Brewery: City Brewery, LaCrosse, Wisconsin
Style: Pale Lager
Rating: .5 stars
Very hard to find even a picture of this beer. So bad I'm not sure where to begin.
First, I'll start by saying that if this was a list based purely on taste (you could argue that it should be), this would be numbers 10 thru 1. Looking back on the 275+ beers I had this year, nothing jumps into my mind faster than Lax Lite when I think of crap in a can. In fact, after those sentences, I need to take a quick mental break before typing any more.
Let's start here: I had just consumed twelve, count them, twelve, cans of Blatz Lite.

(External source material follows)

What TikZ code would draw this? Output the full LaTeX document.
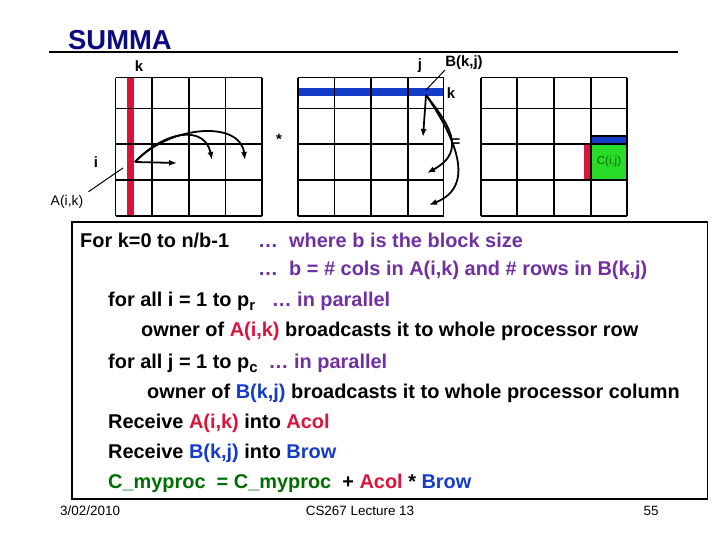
\documentclass[tikz,border=0pt]{standalone}
\usepackage{fontspec}
\usetikzlibrary{arrows.meta}
\setmainfont{Liberation Sans}
\definecolor{pur}{RGB}{112,48,160}
\definecolor{rd}{RGB}{220,20,60}
\definecolor{bl}{RGB}{20,60,200}
\definecolor{gr}{RGB}{0,110,0}
\definecolor{navy}{RGB}{10,10,130}
\definecolor{cgreen}{RGB}{40,220,40}
\begin{document}
\begin{tikzpicture}[x=1bp,y=-1bp,
  lbl/.style={inner sep=0pt,font=\bfseries\fontsize{15}{17}\selectfont},
  line/.style={anchor=west,inner sep=0pt,font=\bfseries\fontsize{20}{23}\selectfont},
  foot/.style={inner sep=0pt,font=\fontsize{13.5}{15}\selectfont},
  arr/.style={-{Latex[length=8pt,width=6pt]},line width=1.8pt}]
\useasboundingbox (0,0) rectangle (720,540);
% title
\node[anchor=west,inner sep=0pt,text=navy,font=\bfseries\fontsize{27.5}{30}\selectfont] (title) at (68,40) {SUMMA};
\draw[line width=3pt] (49,52) -- (678,52);
% fills
\fill[rd] (127,77.7) rectangle (134,216);
\fill[bl] (298,87.7) rectangle (443.6,96);
\fill[cgreen] (591,144) rectangle (627,180);
\fill[bl] (591,136) rectangle (627,144);
\fill[rd] (583.5,144) rectangle (591,180);
% grids
\foreach \x in {115.6,152,189,225.5,262} \draw[line width=1.5pt] (\x,77.7) -- (\x,216);
\foreach \x in {298,334.6,371,408,443.6} \draw[line width=1.5pt] (\x,77.7) -- (\x,216);
\foreach \x in {481,517,554,591,627} \draw[line width=1.5pt] (\x,77.7) -- (\x,216);
\foreach \y in {77.7,108.3,144,180,216} {
  \draw[line width=1.5pt] (115.6,\y) -- (262,\y);
  \draw[line width=1.5pt] (298,\y) -- (443.6,\y);
  \draw[line width=1.5pt] (481,\y) -- (627,\y);}
\draw[line width=1.5pt] (591,136) rectangle (627,144);
% labels
\node[lbl] (lk) at (139,66) {k};
\node[lbl] (lj) at (420,66) {j};
\node[lbl] (lB) at (464,63) {B(k,j)};
\node[lbl] (lk2) at (451,93) {k};
\node[lbl] (star) at (279,139) {*};
\node[lbl] (eq) at (456,143) {=};
\node[lbl] (li) at (96,162) {i};
\node[inner sep=0pt,font=\fontsize{14}{16}\selectfont] (lA) at (67,202) {A(i,k)};
\node[inner sep=0pt,text=green!40!black,font=\fontsize{11.5}{13}\selectfont] (lC) at (609,162) {C(i,j)};
% pointers
\coordinate (pa) at (123,168); \coordinate (pb) at (426,90);
\draw[line width=1pt] (pa) -- (88.5,191.7);
\draw[line width=1pt] (pb) -- (445,70);
% arrows in A
\coordinate (a0) at (135,162);
\draw[arr] (a0) -- (177,163);
\draw[arr] (a0) .. controls (165,130) and (205,125) .. (212,160);
\draw[arr] (a0) .. controls (170,125) and (240,120) .. (245,160);
% arrows in B
\coordinate (b0) at (426,95);
\draw[arr] (b0) -- (423,137);
\draw[arr] (b0) .. controls (445,120) and (470,150) .. (427,173);
\draw[arr] (b0) .. controls (450,130) and (480,185) .. (429,205);
% text box
\draw[line width=1.3pt] (72,222) rectangle (707.5,499);
\node[line] (t1) at (80,240) {For k=0 to n/b-1};
\node[line,text=pur] (t1b) at (258,240) {…\ \ where b is the block size};
\node[line,text=pur] (t2) at (258,270) {…\ \ b = \# cols in A(i,k) and \# rows in B(k,j)};
\node[line] (t3) at (108,301) {for all i = 1 to p\raisebox{-4pt}{\fontsize{15}{16}\selectfont r}\ \ \ \textcolor{pur}{… in parallel}};
\node[line] (t4) at (141,331) {owner of \textcolor{rd}{A(i,k)} broadcasts it to whole processor row};
\node[line] (t5) at (108,363) {for all j = 1 to p\raisebox{-4pt}{\fontsize{15}{16}\selectfont c}\ \ \textcolor{pur}{… in parallel}};
\node[line] (t6) at (147,393) {owner of \textcolor{bl}{B(k,j)} broadcasts it to whole processor column};
\node[line] (t7) at (108,423) {Receive \textcolor{rd}{A(i,k)} into \textcolor{rd}{Acol}};
\node[line] (t8) at (108,453) {Receive \textcolor{bl}{B(k,j)} into \textcolor{bl}{Brow}};
\node[line] (t9) at (108,483) {\textcolor{gr}{C\_myproc\ \ = C\_myproc}\ \ + \textcolor{rd}{Acol} * \textcolor{bl}{Brow}};
% footer
\node[foot,anchor=west] (f1) at (60,511) {3/02/2010};
\node[foot] (f2) at (360,511) {CS267 Lecture 13};
\node[foot] (f3) at (651,511) {55};
\end{tikzpicture}
\end{document}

Now, this sets the bar quite low, seeing that only Wisconsinites and desperate poor Minnesotans participating in a case race drink Blatz. After the binge, I poured myself a glass of LaCrosse Light. Keep in mind how drunk I was at this point. I COULD NOT FINISH THE LACROSSE. Not only could I not finish it, I could barely choke down a sip. At the time: "Honestly could only gulp down one sip. Have to count it, though, because I'll probably never go for it again."
For a man who's had every skunky beer Minnesota and Wisconsin have to offer, those are big words. Think of every negative adjective in the books and this one had it: flat, face-clenching, spit-out-able--this beer created new horrible beer adjectives. I almost want to have another one right now just to remember how horrible it is. After all, how can you tell the good ones if you have no reference for awful?